I roughed out a function that will be a template that dispatches to one of several
different forms based on the nature of one of the arguments. It's fairly simple, each
helper call asking one question to further divide it up.

But, I want to write a dozen functions that all have similar (if not identical) issues.
So I want to abstract out the mixmaster and code that once. I'm thinking that I map the
argument to a "tag" that has many possible values, and have one set of overloaded
functions. It is easy to write the back end, as each function's tag is clear what that
case is for. Furthermore, I can make the tags empty structs that use an inheritance
pattern, so any forms I don't supply for some function will simply pick the more general one.

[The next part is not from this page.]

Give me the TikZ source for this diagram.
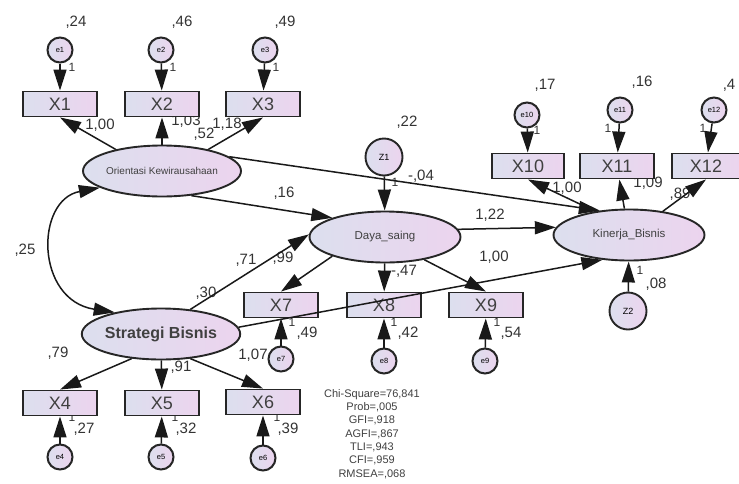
\documentclass[tikz,border=0pt]{standalone}
\usepackage{fontspec}
\setmainfont{Liberation Sans}
\usetikzlibrary{arrows.meta,shapes.geometric}
\definecolor{lavA}{RGB}{220,223,238}
\definecolor{lavB}{RGB}{236,212,238}
\begin{document}
\begin{tikzpicture}[x=1pt,y=-1pt,
  obsbox/.style={rectangle, draw=black!85, line width=1.9pt, left color=lavA, right color=lavB, minimum width=74pt, minimum height=25pt, inner sep=0pt, font=\fontsize{18}{18}\selectfont, text=black!75},
  latent/.style={ellipse, draw=black!85, line width=1.9pt, left color=lavA, right color=lavB, minimum width=151pt, minimum height=51pt, inner sep=0pt, text=black!75},
  errc/.style={circle, draw=black!85, line width=2pt, left color=lavA, right color=lavB, minimum size=25pt, inner sep=0pt, font=\fontsize{7.5}{7.5}\selectfont},
  distc/.style={circle, draw=black!85, line width=1.9pt, left color=lavA, right color=lavB, minimum size=37pt, inner sep=0pt, font=\fontsize{9}{9}\selectfont},
  coef/.style={inner sep=0pt, font=\fontsize{15}{15}\selectfont, text=black!80},
  one/.style={inner sep=0pt, font=\fontsize{12}{12}\selectfont, text=black!80},
  reg/.style={-{Triangle[length=21pt,width=13pt]}, line width=1.5pt, black!90},
  cov/.style={{Triangle[length=21pt,width=13pt]}-{Triangle[length=21pt,width=13pt]}, line width=1.5pt, black!90}]
\useasboundingbox (0,0) rectangle (739,483);

\node[coef] (v1) at (76,22) {,24};
\node[coef] (v2) at (182,22) {,46};
\node[coef] (v3) at (285,22) {,49};
\node[one] (o1) at (72,67) {1};
\node[one] (o2) at (173,67) {1};
\node[one] (o3) at (276,67) {1};
\node[coef] (l1) at (100,125) {1,00};
\node[coef] (l2) at (186,121) {1,03};
\node[coef] (l3) at (227,124) {1,18};
\node[coef] (vok) at (204,134) {,52};
\node[coef] (b1) at (284,193) {,16};
\node[coef] (b2) at (421,176) {-,04};
\node[coef] (vz1) at (407,122) {,22};
\node[one] (oz1) at (395,182) {1};
\node[coef] (b3) at (246,260) {,71};
\node[coef] (l7) at (283,258) {,99};
\node[coef] (vsb) at (206,293) {,30};
\node[coef] (c1) at (25,250) {,25};
\node[coef] (b4) at (490,215) {1,22};
\node[coef] (b5) at (494,257) {1,00};
\node[coef] (l8) at (404,271) {-,47};
\node[coef] (v10) at (545,85) {,17};
\node[coef] (v11) at (642,82) {,16};
\node[coef] (v12) at (729,85) {,4};
\node[one] (o10) at (537,130) {1};
\node[one] (o11) at (608,128) {1};
\node[one] (o12) at (703,128) {1};
\node[coef] (l10) at (567,188) {1,00};
\node[coef] (l11) at (648,183) {1,09};
\node[coef] (l12) at (680,194) {,89};
\node[one] (oz2) at (640,270) {1};
\node[coef] (vz2) at (656,284) {,08};
\node[coef] (l4) at (58,353) {,79};
\node[coef] (l5) at (181,367) {,91};
\node[coef] (l6) at (253,355) {1,07};
\node[one] (o4) at (72,417) {1};
\node[one] (o5) at (175,417) {1};
\node[one] (o6) at (277,417) {1};
\node[coef] (v4) at (84,429) {,27};
\node[coef] (v5) at (186,429) {,32};
\node[coef] (v6) at (288,429) {,39};
\node[one] (o7) at (292,322) {1};
\node[one] (o8) at (394,322) {1};
\node[one] (o9) at (497,322) {1};
\node[coef] (v7) at (307,333) {,49};
\node[coef] (v8) at (408,333) {,42};
\node[coef] (v9) at (511,333) {,54};

\node[errc] (e1) at (60,50) {e1};
\node[errc] (e2) at (161,50) {e2};
\node[errc] (e3) at (265,50) {e3};
\node[obsbox] (x1) at (60,104) {X1};
\node[obsbox] (x2) at (162,104) {X2};
\node[obsbox] (x3) at (263,104) {X3};
\node[latent, font=\fontsize{10}{10}\selectfont] (ok) at (162,171) {Orientasi Kewirausahaan};

\node[distc] (z1) at (384,157) {Z1};
\node[latent, font=\fontsize{11.5}{11.5}\selectfont] (ds) at (385,237) {Daya\_saing};
\node[obsbox] (x7) at (281,305) {X7};
\node[obsbox] (x8) at (384,305) {X8};
\node[obsbox] (x9) at (486,305) {X9};
\node[errc] (e7) at (281,359) {e7};
\node[errc] (e8) at (384,361) {e8};
\node[errc] (e9) at (485,361) {e9};

\node[errc] (e10) at (527,115) {e10};
\node[errc] (e11) at (620,110) {e11};
\node[errc] (e12) at (714,110) {e12};
\node[obsbox, minimum width=72pt] (x10) at (528,166) {X10};
\node[obsbox] (x11) at (617,166) {X11};
\node[obsbox, minimum width=68pt] (x12) at (706,166) {X12};
\node[latent, font=\fontsize{11.5}{11.5}\selectfont] (kb) at (629,235) {Kinerja\_Bisnis};
\node[distc] (z2) at (628,311) {Z2};

\node[latent, font=\bfseries\fontsize{16}{16}\selectfont] (sb) at (161,334) {Strategi Bisnis};
\node[obsbox] (x4) at (60,403) {X4};
\node[obsbox] (x5) at (162,403) {X5};
\node[obsbox] (x6) at (263,402) {X6};
\node[errc] (e4) at (60,457) {e4};
\node[errc] (e5) at (161,457) {e5};
\node[errc] (e6) at (263,458) {e6};

\node[align=center, inner sep=0pt, text=black!75, font=\fontsize{11}{13.3}\selectfont] (fit) at (372,434) {Chi-Square=76,841\\Prob=,005\\GFI=,918\\AGFI=,867\\TLI=,943\\CFI=,959\\RMSEA=,068};

\draw[reg] (e1) -- (x1);
\draw[reg] (e2) -- (x2);
\draw[reg] (e3) -- (x3);
\draw[reg] (ok.155) -- (x1.south);
\draw[reg] (ok) -- (x2);
\draw[reg] (ok.25) -- (x3.south);
\draw[cov] (ok.195) .. controls (35,200) and (35,300) .. (sb.155);
\draw[reg] (ok.-40) -- (ds.160);
\draw[reg] (ok.12) -- (kb.140);
\draw[reg] (z1) -- (ds);
\draw[reg] (sb.40) -- (ds.178);
\draw[reg] (ds.6) -- (kb.174);
\draw[reg] (sb.5) -- (kb.223);
\draw[reg] (ds.200) -- (x7.north);
\draw[reg] (ds) -- (x8);
\draw[reg] (ds.-30) -- (x9.north);
\draw[reg] (e7) -- (x7);
\draw[reg] (e8) -- (x8);
\draw[reg] (e9) -- (x9);
\draw[reg] (kb.145) -- (x10.south);
\draw[reg] (kb) -- (x11);
\draw[reg] (kb.35) -- (x12.south);
\draw[reg] (e10) -- (x10);
\draw[reg] (e11) -- (x11);
\draw[reg] (e12) -- (x12);
\draw[reg] (z2) -- (kb);
\draw[reg] (sb.-140) -- (x4.north);
\draw[reg] (sb) -- (x5);
\draw[reg] (sb.-40) -- (x6.north);
\draw[reg] (e4) -- (x4);
\draw[reg] (e5) -- (x5);
\draw[reg] (e6) -- (x6);
\end{tikzpicture}
\end{document}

So, how do I write the metafunction that maps the type to the tag? I could follow my same
approach of one step at a time. But I wonder if a "switch" statement of some kind would
be clearer and easier. OTOH, I don't want to learn all of MPL just for one thing, and I
don't want to bog down the compilation speed. Is there something specific someone can
point me to?

Second, my pseudocode has a metafunction for telling me whether a type is a resizable
container. STL containers predate the modern style of metafunctions and use cumbersome
traits instead, but is there something around that I can use to tell that something is
supposed to be a STL container or specific categories of containers? I could just list
them all one by one, but type_traits already did that for me for a lot of things, and I'd
have to tell everyone how to meta-annotate their own classes that are supposed to work
"like" STL containers for algorithms.

Can I use something like enable_if to tell if a class has a push_back or resize function?